If he is named among the malefactors, it was not necessarily because he joined the stone throwers, rather it was most assuredly because he forgot who he was and where he was coming from. In the details of the exercise of the functions of PINE, the SGF became a recent example of what the APC made the former NSA to look like.

Not minding that he was from the northeast part of the country, ravaged by insurgency, Babachir like others demonstrated lack of discretion in the way issues concerning the internally displaced persons (IDPs), especially their rehabilitation, were handled.

But, over and above nonchalance, it seemed that his inability to abbreviate public speech is what courts trouble for him. Regarding the operation of PINE he stated: “When it got to budget period, I asked the minister of budget about PINE, he said it is your office or the NSA’s office. What I discovered was that there was a consultant, Senior Special Assistant to the former NSA who was in charge of PINE.

“The man who was claiming to be leading the PINE was an adviser to the former NSA and such a person’s tenure lapses with the other principal officer. So I said you can no longer run PINE. At that time in 2015, there was N2.5b for the programme.  The money was just there doing nothing, but paying consultants. I understand that at one time they were using it to buy pre-fabricated schools.”

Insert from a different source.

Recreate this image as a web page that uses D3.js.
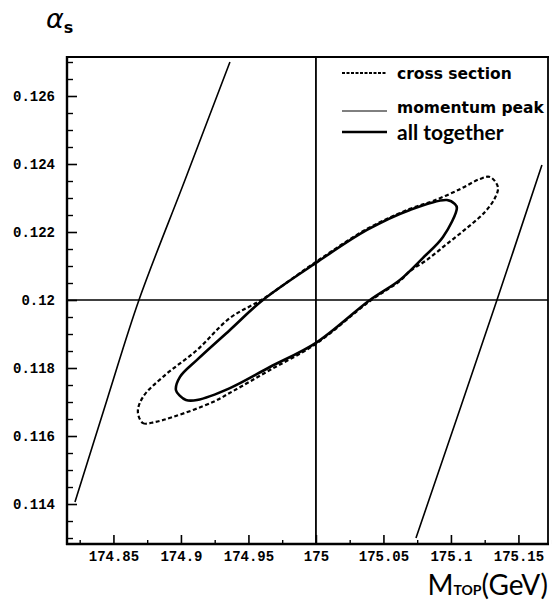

Like very wise ants that can separate grains of sugar from sand, Babachir knows how to focus on his preferences. But it was the same way he told the emissaries of his governor-friend to go away with rice and yams, and leave currency behind, that he mismanaged the PINE opportunity.

It was a similar way he allegedly coveted and appropriated appointments meant for members from legacy parties, in the early days of the administration, which made APC to quake with instability. The Senate did not see the relationship between an engineering firm and weed clearing or the propriety of the SGF ensuring that his former firm netted the juicy contract. Equally staggering is the allegation that monies accruing from the contract hit the firm’s account before the hasty resignation of the SGF in September 2016.

As Babachir tangles with the Senate, he would learn that not all trees serve as stakes for saprophytes. He would learn that in high stake politics, anyone could be vulnerable, especially one with his type of provincial background. After all, even Ali Ndume was unhorsed.